Mergers and acquisitions.
Johnson Controls has acquired Welsh systems integrator CDS Integrated Security Systems and Gem Security Services. Security Informed reports that the acquisition will "further strengthen Johnson Controls’ range of innovative and interconnected electronic security solutions designed to protect people, property, and assets around the clock."
Texas-based data security software vendor Netwrix has acquired San Francisco-based early-stage privileged access management (PAM) startup, Remediant. Netwrix said that the acquisition would "beef up its privileged access management (PAM) portfolio with tools for just-in-time access as part of a zero standing privilege (ZSP) security model."
Hexagon AB, a global digital reality provider, has acquired physical security and enterprise incident management software solution provider Qognify. “Joining Hexagon gives Qognify the ability to expand its footprint in the area of true enterprise-class physical security solutions – especially in key verticals such as public safety, infrastructure and transportation,” said Steve Shine, President and CEO, Qognify.
Airbus SE is in talks to acquire a minority stake in French IT firm Atos SE's cybersecurity division. Shares of the French company rose following the initial report of the talks. The firm declined comment, but revealed in December that talks were initiated, specifically "exploratory discussions with potential future minority shareholders in the scope of activities grouped under the name of Evidian.”
Executive moves.
Rubrik has named John W. Thompson as the lead independent board director for the company.
R Street Institute has named Brandon Pugh as the policy director for the company's Cybersecurity and Emerging Threats team.
Rapid7 has brought on former Twitter security chief and whistleblower Peiter Zatko as an executive in residence, reporting directly to CEO Corey Thomas.
News emerging from the social media sphere.

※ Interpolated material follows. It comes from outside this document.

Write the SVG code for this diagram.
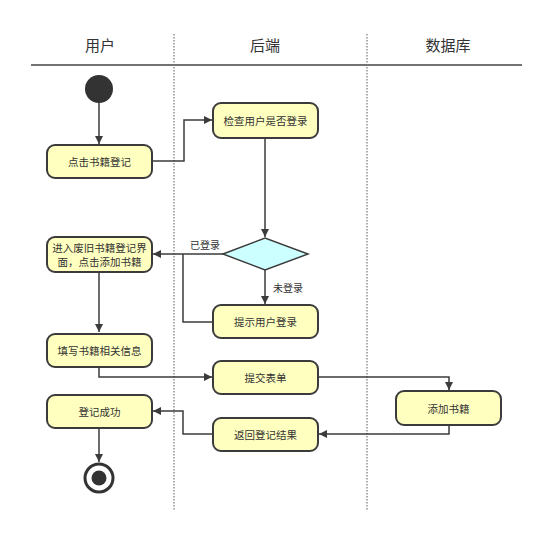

Rapidly-growing social media outlet Mastodon's decentralized nature and reliance on volunteer server administrators may be what keeps it from being the next Twitter, Wired reported at the end of the year. Legalities surrounding the administration of the site, and servers, can make it difficult and time-consuming to host instances online. On top of that, administrators may also bear the brunt of harassment from users that disagree with their decisions. “It’s a natural tendency for people to go elsewhere online to try to find a replica of Twitter,” said Muira McCammon, a doctoral candidate at the University of Pennsylvania who has researched social platform death. “But Mastodon is not Twitter. It is not built like Twitter. And it is not aiming to churn a profit. So there is undoubtedly going to be friction that arises in that moment of migration.”
Twitter, per the usual as of late, has seen more activity in the past couple of weeks. The Information discussed the prospect of Steve Davis, the Boring Company CEO, as a new "hardcore leader" to take over Twitter. The Washington Post took a look at Elon Musk's reputation after all that has happened with Twitter, mentioning an audio call with software engineers that questioned his intent when he said that the company's code "needed a complete rewrite," and he couldn't explain what exactly he meant. His brute force management style is in question by Twitter employees who doubt his capability of turning the company around. However, Business Insider reported that there are tech founders backing Mr Musk's management style, saying that they believe that his leadership shows that the time of tech prospects being given an abundance of benefits is over. The New York Times also reported yesterday that the blue bird themed outlet is relaxing a longstanding ban it had on political ads.